By Cheetara Piry
Riverside City College is working to include an ethnic studies discipline in its catalogue by fall 2021 despite a state-imposed time crunch.
Gov. Gavin Newsom signed the ethnic studies requirement for California State University graduation into law Aug. 17, making California the first state to do so. The CSU Board of Trustees voted Nov. 18 to mandate that undergraduate students set to graduate in 2024-25 and beyond complete, at minimum, one 3-unit course in ethnic studies during their lower division coursework.
The requirement is set during lower division coursework, so Community Colleges will have to offer ethnic studies coursework by fall 2022 at the latest in order for students to successfully transfer to CSUs.
Deborah A. Brown, an RCC history instructor helping to ensure the college completes the task, said the burden on Community Colleges was exacerbated due to the time-frame allowed to meet compliance. Many colleges were unprepared to administer professors and classes in such a short time.
“There are many Community Colleges that have no ethnic studies,” Brown said.
According to Brown, there are only four faculty in the Riverside Community College District at this time who are officially certified in ethnic studies. The specific requirements for teaching ethnic studies at Community Colleges are very limiting, Brown said.
Ethnic studies is centered on the study of one of four historically defined racialized core groups: Native Americans, African Americans, Asian Americans, and Latina and Latino Americans.
In some ways, RCC is in better footing than other Community Colleges. The college began the process prior to the new law being signed and before the media focus on Black Lives Matter that took place after George Floyd’s murder. Brown and her colleagues had already been discussing the implementation of an ethnic studies discipline.

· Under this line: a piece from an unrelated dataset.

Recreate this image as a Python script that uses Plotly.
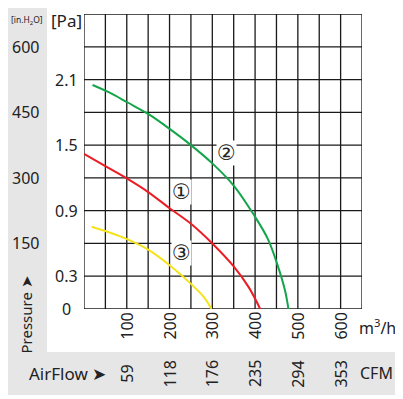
import plotly.graph_objects as go

# ---- data ----
q1 = [0, 53, 102, 150, 201, 250, 300, 350, 385, 412]
p1 = [1.42, 1.30, 1.19, 1.07, 0.92, 0.78, 0.60, 0.39, 0.20, 0.0]

q2 = [20, 60, 102, 150, 201, 250, 300, 350, 398, 430, 451, 470, 478]
p2 = [2.05, 1.98, 1.89, 1.785, 1.646, 1.50, 1.333, 1.13, 0.856, 0.64, 0.42, 0.17, 0.0]

q3 = [18, 53, 102, 150, 201, 252, 280, 298]
p3 = [0.753, 0.709, 0.637, 0.543, 0.398, 0.223, 0.11, 0.0]

curve_colors = ["#ed1c24", "#13a54a", "#f5e31a"]
curve_labels = ["①", "②", "③"]
label_q = [227, 333, 229]
label_p = [1.07, 1.425, 0.515]

x_grid = list(range(0, 651, 50))
y_grid = [0, 0.3, 0.6, 0.9, 1.2, 1.5, 1.8, 2.1, 2.4, 2.7]
x_tick_vals = [100, 200, 300, 400, 500, 600]
cfm_labels = ["59", "118", "176", "235", "294", "353"]
y_pa_vals = [0, 0.3, 0.9, 1.5, 2.1]
y_pa_labels = ["0", "0.3", "0.9", "1.5", "2.1"]
inh2o_labels = [150, 300, 450, 600]

# ---- figure geometry (page body has an 8px margin) ----
OFF = 8
W, H = 403 - OFF, 399 - OFF
L, R, T, B = 84 - OFF, 41, 14 - OFF, 98 - OFF
pw, ph = W - L - R, H - T - B


def px2paper_x(px):
    return (px - OFF - L) / pw


def py2paper_y(py):
    return (H - B - (py - OFF)) / ph


fig = go.Figure()
for q, p, c in zip([q1, q2, q3], [p1, p2, p3], curve_colors):
    fig.add_trace(go.Scatter(x=q, y=p, mode="lines",
                             line=dict(color=c, width=2, shape="spline", smoothing=1.0),
                             hoverinfo="skip", showlegend=False))

FONT = "Noto Sans, sans-serif"
TXT = "#222222"
C = dict(xanchor="center", yanchor="middle", showarrow=False)
ann = []
for t, xq, yp in zip(curve_labels, label_q, label_p):
    ann.append(dict(x=xq, y=yp, xref="x", yref="y", text=t, bgcolor="white", borderpad=0,
                    font=dict(family="DejaVu Sans", size=21, color=TXT), **C))
for v in x_tick_vals:
    ann.append(dict(x=v, y=py2paper_y(326), xref="x", yref="paper", text=str(v), textangle=-90,
                    font=dict(family=FONT, size=16, color=TXT), **C))
for v, t in zip(x_tick_vals, cfm_labels):
    ann.append(dict(x=v, y=py2paper_y(374), xref="x", yref="paper", text=t, textangle=-90,
                    font=dict(family=FONT, size=16, color=TXT), **C))
for v, t in zip(y_pa_vals, y_pa_labels):
    ann.append(dict(x=px2paper_x(66), y=v, xref="paper", yref="y", text=t,
                    font=dict(family=FONT, size=16, color=TXT), **C))
for v in inh2o_labels:
    ann.append(dict(x=px2paper_x(25.5), y=v / 250, xref="paper", yref="y", text=str(v),
                    font=dict(family=FONT, size=16, color=TXT), **C))

ann += [
    dict(x=px2paper_x(66), y=py2paper_y(21), xref="paper", yref="paper", text="[Pa]",
         font=dict(family=FONT, size=17, color=TXT), **C),
    dict(x=px2paper_x(27), y=py2paper_y(20), xref="paper", yref="paper", text="[in.H<sub>2</sub>O]",
         font=dict(family=FONT, size=8.5, color=TXT), **C),
    dict(x=px2paper_x(377), y=py2paper_y(327), xref="paper", yref="paper", text="m<sup>3</sup>/h",
         font=dict(family=FONT, size=16, color=TXT), **C),
    dict(x=px2paper_x(376), y=py2paper_y(373), xref="paper", yref="paper", text="CFM",
         font=dict(family=FONT, size=16, color=TXT), **C),
    dict(x=px2paper_x(67.5), y=py2paper_y(373), xref="paper", yref="paper", text="AirFlow ➤",
         font=dict(family=FONT, size=17, color=TXT), **C),
    dict(x=px2paper_x(25.5), y=py2paper_y(315), xref="paper", yref="paper", text="Pressure ➤",
         textangle=-90, font=dict(family=FONT, size=15, color=TXT), **C),
]

GRAY = "#e6e6e6"
shapes = [
    dict(type="rect", xref="paper", yref="paper", layer="below", line=dict(width=0), fillcolor=GRAY,
         x0=px2paper_x(3), x1=px2paper_x(47), y0=py2paper_y(395), y1=py2paper_y(3)),
    dict(type="rect", xref="paper", yref="paper", layer="below", line=dict(width=0), fillcolor=GRAY,
         x0=px2paper_x(3), x1=px2paper_x(396), y0=py2paper_y(395), y1=py2paper_y(352)),
]
GRID = dict(color="#1a1a1a", width=1.3)
for gx in x_grid:
    shapes.append(dict(type="line", xref="x", yref="y", layer="between", x0=gx, x1=gx,
                       y0=y_grid[0], y1=y_grid[-1], line=GRID))
for gy in y_grid:
    shapes.append(dict(type="line", xref="x", yref="y", layer="between", x0=x_grid[0], x1=x_grid[-1],
                       y0=gy, y1=gy, line=GRID))

fig.update_layout(
    width=W, height=H, margin=dict(l=L, r=R, t=T, b=B, autoexpand=False),
    paper_bgcolor="white", plot_bgcolor="white",
    annotations=ann, shapes=shapes, showlegend=False,
)
fig.update_xaxes(range=[0, 650], showgrid=False, showticklabels=False, ticks="",
                 zeroline=False, showline=False)
fig.update_yaxes(range=[0, 2.7], showgrid=False, showticklabels=False, ticks="",
                 zeroline=False, showline=False)

fig.write_html("out.html")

“This is about more than just having diverse and inclusive reading lists,” said Kelly Douglass, RCC Curriculum chair.
Jessica Hamilton, an RCC history and new ethnic studies instructor, described the subject as a focus on the resilience of historically marginalized people.
“Ethnic studies centers people of color, their knowledge, their experiences and also their engagements with the systems of oppression that they inevitably face,” she said.
Hamilton is a graduate of San Francisco State University, where the conversation for a more diverse educational system began over 50 years ago.
A strike that led to the creation of ethnic studies started as a standoff at the university in 1968 between students and administrators over eurocentrism and a lack of diversity on campus.
Over 67% of California Community College students are people of diverse ethnic backgrounds.
RCC’s fall 2021 catalogue has been created, but the list of classes remains under deliberation and there will be an official board meeting to verify the index.
At this time, the district expects to offer about 23 ethnic studies classes next year to accommodate the law. New classes, such as Introduction to Ethnic Studies and Interdisciplinary Research Methods in Ethnic Studies, have been created to fit the discipline.
Most of the classes on the catalogue have been cross listed or combined with existing courses.
The RCC Academic Senate advised that students graduating from CSUs in or after 2024 consult their counselors about General Education Area F, which now houses ethnic studies.